In theory, this shouldn’t matter: Any unpaid balances will be cancelled after 10 or 20 years, so a balance that fails to decline is no big deal. But even though total payments will go down significantly, those high balances will remain a psychological burden for borrowers. Slower repayment rates also mean aggregate student debt rises at a faster clip, feeding the “student loan crisis” narrative. Political pressure for further rounds of loan cancellation is not likely to abate; in fact, it could intensify.
Fixing income-based repayment to align cost with value
President Biden’s new income-based repayment plan was enacted without congressional authorization, but there’s no reason Congress can’t reassert its authority over the terms of IBR plans. Congress could restore an older version of IBR, returning the income-share rate to 10 percent and the exemption to 150 percent of the poverty level. Lawmakers could also vary the terms of IBR plans with the borrower’s original balance, asking borrowers with larger balances to remain in repayment for longer. That way, students get an affordable payment that still leaves them at least somewhat sensitive to the amount they borrow.
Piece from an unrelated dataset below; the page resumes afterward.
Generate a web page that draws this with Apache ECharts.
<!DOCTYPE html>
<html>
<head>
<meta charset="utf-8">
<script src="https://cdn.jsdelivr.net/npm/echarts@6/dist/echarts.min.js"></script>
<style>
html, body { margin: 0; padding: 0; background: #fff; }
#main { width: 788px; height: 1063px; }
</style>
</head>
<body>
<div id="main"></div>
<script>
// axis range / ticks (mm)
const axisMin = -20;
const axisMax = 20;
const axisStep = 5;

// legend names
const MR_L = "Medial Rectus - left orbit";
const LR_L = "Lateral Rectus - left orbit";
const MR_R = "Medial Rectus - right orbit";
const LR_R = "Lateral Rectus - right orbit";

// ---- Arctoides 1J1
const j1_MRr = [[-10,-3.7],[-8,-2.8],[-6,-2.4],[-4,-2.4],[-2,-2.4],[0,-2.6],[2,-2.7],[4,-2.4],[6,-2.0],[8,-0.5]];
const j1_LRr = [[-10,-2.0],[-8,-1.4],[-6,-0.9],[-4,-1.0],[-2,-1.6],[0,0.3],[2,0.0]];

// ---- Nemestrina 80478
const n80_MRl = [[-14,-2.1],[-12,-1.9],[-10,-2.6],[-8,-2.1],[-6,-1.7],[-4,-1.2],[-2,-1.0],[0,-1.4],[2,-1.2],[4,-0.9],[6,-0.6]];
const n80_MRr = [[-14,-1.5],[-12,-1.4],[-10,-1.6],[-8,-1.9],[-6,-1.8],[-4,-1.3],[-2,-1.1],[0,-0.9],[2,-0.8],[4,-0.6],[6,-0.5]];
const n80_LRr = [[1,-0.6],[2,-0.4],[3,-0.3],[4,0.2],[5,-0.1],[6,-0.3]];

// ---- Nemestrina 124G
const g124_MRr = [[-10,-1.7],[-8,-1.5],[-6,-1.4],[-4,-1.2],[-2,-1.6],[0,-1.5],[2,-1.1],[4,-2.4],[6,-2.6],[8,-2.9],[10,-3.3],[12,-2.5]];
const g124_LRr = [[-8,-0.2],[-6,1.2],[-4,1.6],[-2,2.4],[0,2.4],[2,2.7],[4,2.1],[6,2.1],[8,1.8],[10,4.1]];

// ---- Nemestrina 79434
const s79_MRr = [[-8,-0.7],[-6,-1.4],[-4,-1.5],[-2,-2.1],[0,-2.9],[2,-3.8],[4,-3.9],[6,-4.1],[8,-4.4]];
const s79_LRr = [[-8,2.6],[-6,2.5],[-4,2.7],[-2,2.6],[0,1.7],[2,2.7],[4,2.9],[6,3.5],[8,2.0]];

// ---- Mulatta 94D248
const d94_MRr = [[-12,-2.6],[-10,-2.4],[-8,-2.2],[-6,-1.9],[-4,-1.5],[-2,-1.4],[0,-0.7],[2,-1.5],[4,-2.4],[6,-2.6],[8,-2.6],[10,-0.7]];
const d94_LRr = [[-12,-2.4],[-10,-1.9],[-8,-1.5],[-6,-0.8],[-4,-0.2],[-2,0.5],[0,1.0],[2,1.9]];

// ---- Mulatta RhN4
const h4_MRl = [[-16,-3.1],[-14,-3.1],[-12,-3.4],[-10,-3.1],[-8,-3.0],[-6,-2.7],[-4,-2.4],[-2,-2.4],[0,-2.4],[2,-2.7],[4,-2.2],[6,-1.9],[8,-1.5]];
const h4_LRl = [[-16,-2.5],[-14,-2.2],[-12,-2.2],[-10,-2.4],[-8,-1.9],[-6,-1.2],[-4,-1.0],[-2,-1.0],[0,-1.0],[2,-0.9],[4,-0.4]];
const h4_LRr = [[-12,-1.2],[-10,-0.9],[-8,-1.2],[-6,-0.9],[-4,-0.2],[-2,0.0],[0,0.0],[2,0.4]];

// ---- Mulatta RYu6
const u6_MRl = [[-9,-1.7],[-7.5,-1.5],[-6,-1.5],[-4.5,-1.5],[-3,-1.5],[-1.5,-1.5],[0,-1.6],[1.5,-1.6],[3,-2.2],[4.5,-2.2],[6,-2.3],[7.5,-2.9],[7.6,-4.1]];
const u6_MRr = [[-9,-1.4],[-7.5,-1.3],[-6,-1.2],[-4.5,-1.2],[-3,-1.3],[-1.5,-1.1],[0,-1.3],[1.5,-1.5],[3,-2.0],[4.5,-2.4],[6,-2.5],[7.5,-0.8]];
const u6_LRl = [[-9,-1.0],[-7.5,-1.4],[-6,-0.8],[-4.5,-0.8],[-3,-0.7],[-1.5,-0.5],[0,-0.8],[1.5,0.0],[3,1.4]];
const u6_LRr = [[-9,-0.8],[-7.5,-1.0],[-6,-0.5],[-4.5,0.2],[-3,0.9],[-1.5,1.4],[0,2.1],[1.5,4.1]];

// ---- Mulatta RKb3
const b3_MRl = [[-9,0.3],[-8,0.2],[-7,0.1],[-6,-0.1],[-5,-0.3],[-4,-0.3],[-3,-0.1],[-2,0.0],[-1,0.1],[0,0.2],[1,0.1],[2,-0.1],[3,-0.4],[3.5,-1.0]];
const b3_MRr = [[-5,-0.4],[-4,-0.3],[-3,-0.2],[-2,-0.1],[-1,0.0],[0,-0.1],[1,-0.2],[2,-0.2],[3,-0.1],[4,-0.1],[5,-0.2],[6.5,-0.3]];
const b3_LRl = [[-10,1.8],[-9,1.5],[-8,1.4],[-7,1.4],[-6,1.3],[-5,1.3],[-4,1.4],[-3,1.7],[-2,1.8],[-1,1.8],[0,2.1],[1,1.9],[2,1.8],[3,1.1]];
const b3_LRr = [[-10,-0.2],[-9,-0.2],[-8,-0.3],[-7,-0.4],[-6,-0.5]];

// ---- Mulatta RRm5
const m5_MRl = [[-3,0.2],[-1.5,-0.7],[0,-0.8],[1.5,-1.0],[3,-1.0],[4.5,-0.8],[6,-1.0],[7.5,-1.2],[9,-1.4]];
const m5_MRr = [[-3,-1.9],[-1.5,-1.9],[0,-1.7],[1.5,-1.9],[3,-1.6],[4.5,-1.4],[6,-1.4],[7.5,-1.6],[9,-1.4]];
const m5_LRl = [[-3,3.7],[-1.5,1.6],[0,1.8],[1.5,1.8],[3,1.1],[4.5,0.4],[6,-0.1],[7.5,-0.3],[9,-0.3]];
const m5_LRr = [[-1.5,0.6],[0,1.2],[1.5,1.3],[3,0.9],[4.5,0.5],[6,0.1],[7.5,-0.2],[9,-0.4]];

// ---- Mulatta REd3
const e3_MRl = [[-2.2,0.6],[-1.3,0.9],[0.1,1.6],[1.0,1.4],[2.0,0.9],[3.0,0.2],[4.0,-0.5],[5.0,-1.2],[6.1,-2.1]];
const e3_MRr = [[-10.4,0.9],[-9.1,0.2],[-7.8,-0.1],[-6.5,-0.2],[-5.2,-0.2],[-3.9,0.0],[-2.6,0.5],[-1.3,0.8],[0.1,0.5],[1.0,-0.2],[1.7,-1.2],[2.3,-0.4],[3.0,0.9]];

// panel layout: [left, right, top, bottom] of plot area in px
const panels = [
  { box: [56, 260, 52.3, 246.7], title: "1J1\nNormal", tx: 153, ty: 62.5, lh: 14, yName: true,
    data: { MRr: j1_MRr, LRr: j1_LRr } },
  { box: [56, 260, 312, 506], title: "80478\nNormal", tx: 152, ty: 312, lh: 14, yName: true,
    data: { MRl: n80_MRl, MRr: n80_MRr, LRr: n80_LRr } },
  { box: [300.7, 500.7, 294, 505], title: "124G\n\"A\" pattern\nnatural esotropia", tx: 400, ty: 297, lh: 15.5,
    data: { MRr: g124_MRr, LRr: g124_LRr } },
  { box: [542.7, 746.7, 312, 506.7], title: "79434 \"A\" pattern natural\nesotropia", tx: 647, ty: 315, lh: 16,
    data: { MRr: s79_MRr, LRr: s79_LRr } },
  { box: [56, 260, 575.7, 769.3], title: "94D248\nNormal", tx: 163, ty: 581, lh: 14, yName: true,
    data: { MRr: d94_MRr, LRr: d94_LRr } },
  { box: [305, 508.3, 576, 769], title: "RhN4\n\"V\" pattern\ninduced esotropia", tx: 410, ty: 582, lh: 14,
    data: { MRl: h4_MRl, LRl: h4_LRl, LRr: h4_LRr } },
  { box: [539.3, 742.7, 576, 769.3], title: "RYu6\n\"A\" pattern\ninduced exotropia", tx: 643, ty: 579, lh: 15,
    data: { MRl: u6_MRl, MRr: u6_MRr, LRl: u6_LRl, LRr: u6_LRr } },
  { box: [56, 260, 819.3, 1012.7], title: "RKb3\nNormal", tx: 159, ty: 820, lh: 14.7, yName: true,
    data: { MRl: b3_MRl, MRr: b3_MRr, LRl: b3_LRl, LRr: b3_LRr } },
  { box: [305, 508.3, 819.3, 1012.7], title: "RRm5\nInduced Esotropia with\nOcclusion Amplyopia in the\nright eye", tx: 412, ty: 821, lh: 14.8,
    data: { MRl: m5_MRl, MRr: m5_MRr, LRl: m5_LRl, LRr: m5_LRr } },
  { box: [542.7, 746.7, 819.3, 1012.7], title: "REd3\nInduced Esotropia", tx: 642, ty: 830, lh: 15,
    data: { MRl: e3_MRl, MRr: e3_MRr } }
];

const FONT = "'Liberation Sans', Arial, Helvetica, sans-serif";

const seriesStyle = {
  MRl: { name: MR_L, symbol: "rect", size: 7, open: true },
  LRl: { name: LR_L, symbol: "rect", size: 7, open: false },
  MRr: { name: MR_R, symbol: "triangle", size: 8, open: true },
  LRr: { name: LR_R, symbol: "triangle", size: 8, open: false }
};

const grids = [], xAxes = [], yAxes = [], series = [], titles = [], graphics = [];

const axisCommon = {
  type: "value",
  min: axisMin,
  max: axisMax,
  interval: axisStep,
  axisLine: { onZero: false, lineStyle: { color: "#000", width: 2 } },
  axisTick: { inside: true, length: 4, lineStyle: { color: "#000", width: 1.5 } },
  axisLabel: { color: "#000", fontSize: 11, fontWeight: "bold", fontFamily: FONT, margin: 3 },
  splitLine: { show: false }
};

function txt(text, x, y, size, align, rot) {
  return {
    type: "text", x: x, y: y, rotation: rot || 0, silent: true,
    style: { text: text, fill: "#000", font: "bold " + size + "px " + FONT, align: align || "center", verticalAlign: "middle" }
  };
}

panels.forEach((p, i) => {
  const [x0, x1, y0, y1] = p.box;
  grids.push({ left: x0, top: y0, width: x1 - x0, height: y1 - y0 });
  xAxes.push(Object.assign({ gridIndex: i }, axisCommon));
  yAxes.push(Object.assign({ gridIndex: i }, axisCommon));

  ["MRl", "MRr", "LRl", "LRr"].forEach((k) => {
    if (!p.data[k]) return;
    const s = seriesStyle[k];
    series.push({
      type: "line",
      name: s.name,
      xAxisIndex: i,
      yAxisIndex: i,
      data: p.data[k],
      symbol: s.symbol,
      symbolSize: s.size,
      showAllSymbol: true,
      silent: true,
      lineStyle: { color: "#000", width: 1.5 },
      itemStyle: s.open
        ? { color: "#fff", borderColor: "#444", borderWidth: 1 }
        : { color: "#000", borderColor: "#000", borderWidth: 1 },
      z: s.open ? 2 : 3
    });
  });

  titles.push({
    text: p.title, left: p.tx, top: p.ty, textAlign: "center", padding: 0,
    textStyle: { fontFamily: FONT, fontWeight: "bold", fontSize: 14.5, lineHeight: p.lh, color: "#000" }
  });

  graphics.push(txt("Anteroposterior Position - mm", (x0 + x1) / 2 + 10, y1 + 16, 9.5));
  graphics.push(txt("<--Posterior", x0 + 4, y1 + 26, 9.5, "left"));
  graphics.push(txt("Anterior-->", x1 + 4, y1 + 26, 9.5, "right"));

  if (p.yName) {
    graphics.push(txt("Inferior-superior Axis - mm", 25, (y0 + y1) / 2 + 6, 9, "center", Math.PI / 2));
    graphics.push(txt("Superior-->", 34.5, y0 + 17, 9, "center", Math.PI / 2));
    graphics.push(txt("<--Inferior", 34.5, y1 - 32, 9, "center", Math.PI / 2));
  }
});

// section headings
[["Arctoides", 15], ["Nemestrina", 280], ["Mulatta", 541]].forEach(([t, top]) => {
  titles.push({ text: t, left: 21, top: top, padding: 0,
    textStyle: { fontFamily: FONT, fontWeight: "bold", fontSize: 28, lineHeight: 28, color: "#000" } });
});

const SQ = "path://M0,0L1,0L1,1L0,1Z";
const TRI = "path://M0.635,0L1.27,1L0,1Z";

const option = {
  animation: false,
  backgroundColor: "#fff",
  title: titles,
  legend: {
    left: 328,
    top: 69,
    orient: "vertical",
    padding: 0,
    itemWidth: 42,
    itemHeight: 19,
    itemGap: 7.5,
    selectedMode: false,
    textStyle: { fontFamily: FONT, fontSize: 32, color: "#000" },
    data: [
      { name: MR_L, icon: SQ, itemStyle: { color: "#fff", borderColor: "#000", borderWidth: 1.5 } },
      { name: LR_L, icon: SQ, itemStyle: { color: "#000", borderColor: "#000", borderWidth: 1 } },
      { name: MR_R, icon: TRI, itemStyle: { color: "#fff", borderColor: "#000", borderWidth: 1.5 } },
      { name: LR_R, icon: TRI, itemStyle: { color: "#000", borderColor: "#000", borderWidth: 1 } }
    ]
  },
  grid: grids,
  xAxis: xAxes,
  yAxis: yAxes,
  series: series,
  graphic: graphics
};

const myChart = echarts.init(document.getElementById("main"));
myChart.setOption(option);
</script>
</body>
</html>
But the genie may be out of the bottle. Congress may find it difficult to take away the more generous IBR terms introduced by the Biden administration. If the new IBR plan is here to stay, there are still options to rein in its fiscal impact.
Rather than increasing monthly payments, Congress could control the costs of IBR by defunding degree and certificate programs where graduates’ earnings are not aligned with costs. If students’ loan payments under IBR are insufficient to make a meaningful dent in principal, their programs should no longer be eligible for federal student aid funding — or at the very least, the programs should be required to repay the portion of the balance that students cannot. For instance, if a cohort of graduates five years after entering repayment is not on track to fully repay their loans within twenty years, that program should face either financial penalties or termination from federal aid.
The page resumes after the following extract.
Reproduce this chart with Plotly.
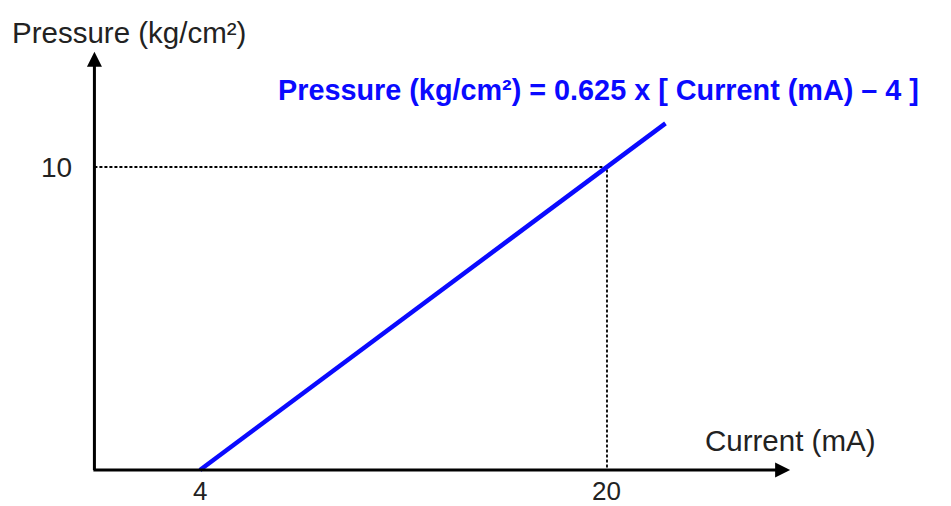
import plotly.graph_objects as go

# data
current_ma = [4, 20, 22.3]
pressure = [0, 10, 11.44]
x_ticks = [4, 20]
x_tick_labels = ["4", "20"]
y_ticks = [10]
y_tick_labels = ["10"]
ref_point = (20, 10)

# layout constants (figure is drawn over the full canvas)
W, H = 951, 506
X_RANGE = [-3.862, 33.524]
Y_RANGE = [-1.188, 15.512]
ORIGIN_X, ORIGIN_Y = -0.15, 0
X_END, Y_END = 27.2, 13.8
FONT = "Liberation Sans, Arial, sans-serif"
BLUE = "#0a0aff"
TEXT = "#222222"

fig = go.Figure()

# dashed guides to the reference point
fig.add_trace(go.Scatter(
    x=[ORIGIN_X, ref_point[0], ref_point[0]],
    y=[ref_point[1], ref_point[1], ORIGIN_Y],
    mode="lines",
    line=dict(color="black", width=1.8, dash="3px,2px"),
    hoverinfo="skip",
))

# pressure vs current line
fig.add_trace(go.Scatter(
    x=current_ma, y=pressure,
    mode="lines",
    line=dict(color=BLUE, width=4.5),
))

annotations = []

# axes with arrow heads
annotations.append(dict(
    x=X_END, y=ORIGIN_Y, ax=ORIGIN_X - 0.1, ay=ORIGIN_Y,
    xref="x", yref="y", axref="x", ayref="y",
    showarrow=True, arrowhead=2, arrowsize=1, arrowwidth=3, arrowcolor="black", text="",
))
annotations.append(dict(
    x=ORIGIN_X, y=Y_END, ax=ORIGIN_X, ay=ORIGIN_Y - 0.05,
    xref="x", yref="y", axref="x", ayref="y",
    showarrow=True, arrowhead=2, arrowsize=1, arrowwidth=3, arrowcolor="black", text="",
))

# tick labels
for v, t in zip(x_ticks, x_tick_labels):
    annotations.append(dict(
        x=v, y=ORIGIN_Y, xref="x", yref="y", text=t, showarrow=False,
        yanchor="top", yshift=-4, font=dict(size=26, color=TEXT, family=FONT),
    ))
for v, t in zip(y_ticks, y_tick_labels):
    annotations.append(dict(
        x=ORIGIN_X, y=v, xref="x", yref="y", text=t, showarrow=False,
        xanchor="right", xshift=-20, font=dict(size=28, color=TEXT, family=FONT),
    ))

# axis titles
annotations.append(dict(
    x=10 / W, y=1 - 33 / H, xref="paper", yref="paper",
    text="Pressure (kg/cm\u00b2)", showarrow=False,
    xanchor="left", yanchor="middle", font=dict(size=29.5, color=TEXT, family=FONT),
))
annotations.append(dict(
    x=703 / W, y=1 - 440 / H, xref="paper", yref="paper",
    text="Current (mA)", showarrow=False,
    xanchor="left", yanchor="middle", font=dict(size=29.5, color=TEXT, family=FONT),
))

# equation label
annotations.append(dict(
    x=276 / W, y=1 - 90 / H, xref="paper", yref="paper",
    text="<b>Pressure (kg/cm\u00b2) = 0.625 x [ Current (mA) \u2013 4 ]</b>",
    showarrow=False, xanchor="left", yanchor="middle",
    font=dict(size=28.8, color=BLUE, family=FONT),
))

fig.update_layout(
    width=W, height=H,
    margin=dict(l=0, r=0, t=0, b=0),
    paper_bgcolor="white", plot_bgcolor="white",
    showlegend=False,
    xaxis=dict(range=X_RANGE, visible=False, fixedrange=True),
    yaxis=dict(range=Y_RANGE, visible=False, fixedrange=True),
    annotations=annotations,
)

# drop the page's default body margin so the figure sits at the window's corner
fig.write_html("out.html", config={"displayModeBar": False},
               post_script="document.body.style.margin='0';")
Low-return programs that end up being heavily subsidized by taxpayers through IBR would no longer receive federal loan funding, significantly reducing the cost of the new IBR plan. To be eligible for continued loan funding, schools would need to enroll students in higher-return programs which enable them to repay all or most of their debts, even under the new IBR plan’s more generous terms. (Alternatively, schools could cut their prices.) Taxpayer savings are only part of the benefit. Students would also enjoy higher-paying careers — or at the very least, lower tuition.
It’s important not to sugarcoat this: The new IBR plan is so generous that even students in popular medium-ROI majors such as business might not fully repay their debts. If the standard for continued participation in aid programs is that students must be on track to fully repay their loans within twenty years, some programs with modestly positive financial returns might not make the cut. But if Congress and the Biden administration determine that an affordable student loan payment is no more than 5 percent of income above 225 percent of the poverty line, then the government cannot in good conscience continue to fund programs where payments at that level are insufficient to fully pay off the loan.
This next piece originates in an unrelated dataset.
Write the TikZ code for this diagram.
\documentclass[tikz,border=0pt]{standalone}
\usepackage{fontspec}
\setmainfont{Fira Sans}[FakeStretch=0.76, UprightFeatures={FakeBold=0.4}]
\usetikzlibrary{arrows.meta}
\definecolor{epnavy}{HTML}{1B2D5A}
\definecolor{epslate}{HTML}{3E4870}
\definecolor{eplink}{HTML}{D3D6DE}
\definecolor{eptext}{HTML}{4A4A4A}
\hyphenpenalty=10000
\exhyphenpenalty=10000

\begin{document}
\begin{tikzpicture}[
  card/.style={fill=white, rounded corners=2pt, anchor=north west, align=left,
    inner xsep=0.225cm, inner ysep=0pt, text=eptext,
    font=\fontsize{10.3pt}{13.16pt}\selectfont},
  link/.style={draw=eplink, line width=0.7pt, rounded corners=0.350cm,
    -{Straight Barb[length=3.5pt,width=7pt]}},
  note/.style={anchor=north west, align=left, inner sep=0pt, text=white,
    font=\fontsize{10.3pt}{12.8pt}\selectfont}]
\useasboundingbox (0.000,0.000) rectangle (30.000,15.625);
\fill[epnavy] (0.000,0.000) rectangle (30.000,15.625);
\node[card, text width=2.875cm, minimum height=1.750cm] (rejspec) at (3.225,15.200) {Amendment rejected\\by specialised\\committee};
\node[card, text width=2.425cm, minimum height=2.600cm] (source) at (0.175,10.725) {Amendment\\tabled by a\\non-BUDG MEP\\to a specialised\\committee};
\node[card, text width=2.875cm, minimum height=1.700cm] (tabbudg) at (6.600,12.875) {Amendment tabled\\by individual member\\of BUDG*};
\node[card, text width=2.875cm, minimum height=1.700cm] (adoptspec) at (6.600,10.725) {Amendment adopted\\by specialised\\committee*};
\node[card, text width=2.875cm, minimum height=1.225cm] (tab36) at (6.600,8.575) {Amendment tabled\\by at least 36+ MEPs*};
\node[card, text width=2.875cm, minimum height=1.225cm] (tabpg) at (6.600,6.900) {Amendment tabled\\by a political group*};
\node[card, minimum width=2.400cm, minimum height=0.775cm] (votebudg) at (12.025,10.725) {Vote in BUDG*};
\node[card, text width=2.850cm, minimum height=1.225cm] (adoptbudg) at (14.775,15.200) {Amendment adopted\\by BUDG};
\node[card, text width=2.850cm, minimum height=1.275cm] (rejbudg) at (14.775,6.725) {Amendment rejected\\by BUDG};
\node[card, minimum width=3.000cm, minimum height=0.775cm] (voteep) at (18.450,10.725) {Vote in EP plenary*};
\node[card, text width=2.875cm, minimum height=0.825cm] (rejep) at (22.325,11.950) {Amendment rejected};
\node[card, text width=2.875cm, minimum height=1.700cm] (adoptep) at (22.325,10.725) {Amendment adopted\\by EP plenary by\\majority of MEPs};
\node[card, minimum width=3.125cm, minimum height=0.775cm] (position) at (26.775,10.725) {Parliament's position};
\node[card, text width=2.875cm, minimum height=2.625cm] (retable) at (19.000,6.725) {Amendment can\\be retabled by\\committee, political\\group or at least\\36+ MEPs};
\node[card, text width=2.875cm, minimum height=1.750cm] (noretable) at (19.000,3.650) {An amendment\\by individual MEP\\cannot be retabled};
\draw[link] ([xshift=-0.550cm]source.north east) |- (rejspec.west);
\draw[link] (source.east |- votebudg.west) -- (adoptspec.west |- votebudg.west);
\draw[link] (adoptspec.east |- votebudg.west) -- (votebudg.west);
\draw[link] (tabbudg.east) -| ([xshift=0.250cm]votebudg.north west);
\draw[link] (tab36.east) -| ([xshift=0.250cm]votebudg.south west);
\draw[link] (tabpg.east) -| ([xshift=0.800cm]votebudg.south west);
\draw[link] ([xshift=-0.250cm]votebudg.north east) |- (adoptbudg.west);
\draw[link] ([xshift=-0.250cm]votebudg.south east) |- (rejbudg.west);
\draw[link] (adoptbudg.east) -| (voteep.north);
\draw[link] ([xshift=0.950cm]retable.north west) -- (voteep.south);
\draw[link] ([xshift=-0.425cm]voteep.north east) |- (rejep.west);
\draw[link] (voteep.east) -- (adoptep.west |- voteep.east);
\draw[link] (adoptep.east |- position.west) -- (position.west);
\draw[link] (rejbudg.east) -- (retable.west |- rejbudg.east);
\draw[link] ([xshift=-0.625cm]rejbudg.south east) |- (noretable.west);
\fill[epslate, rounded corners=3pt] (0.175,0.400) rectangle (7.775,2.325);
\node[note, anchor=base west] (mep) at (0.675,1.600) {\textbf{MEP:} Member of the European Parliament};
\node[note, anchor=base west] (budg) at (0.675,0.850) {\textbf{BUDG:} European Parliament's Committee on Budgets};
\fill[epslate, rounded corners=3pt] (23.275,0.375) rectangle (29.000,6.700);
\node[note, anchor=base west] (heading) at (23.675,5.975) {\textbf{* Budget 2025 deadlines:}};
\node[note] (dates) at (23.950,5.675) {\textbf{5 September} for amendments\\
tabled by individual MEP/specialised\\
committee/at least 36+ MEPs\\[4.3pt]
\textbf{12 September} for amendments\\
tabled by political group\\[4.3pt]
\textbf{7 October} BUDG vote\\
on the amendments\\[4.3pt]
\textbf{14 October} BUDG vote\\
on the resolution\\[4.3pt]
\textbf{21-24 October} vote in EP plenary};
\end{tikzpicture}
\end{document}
Under this proposal, colleges must either lower their prices or offer degrees with higher returns in order to enjoy unfettered access to the tens of billions of dollars that the federal government distributes in student aid every single year. Expanding income-based repayment could cost taxpayers up to half a trillion dollars, and much of the benefit will flow to institutions of higher education. It’s time to make sure they deserve it.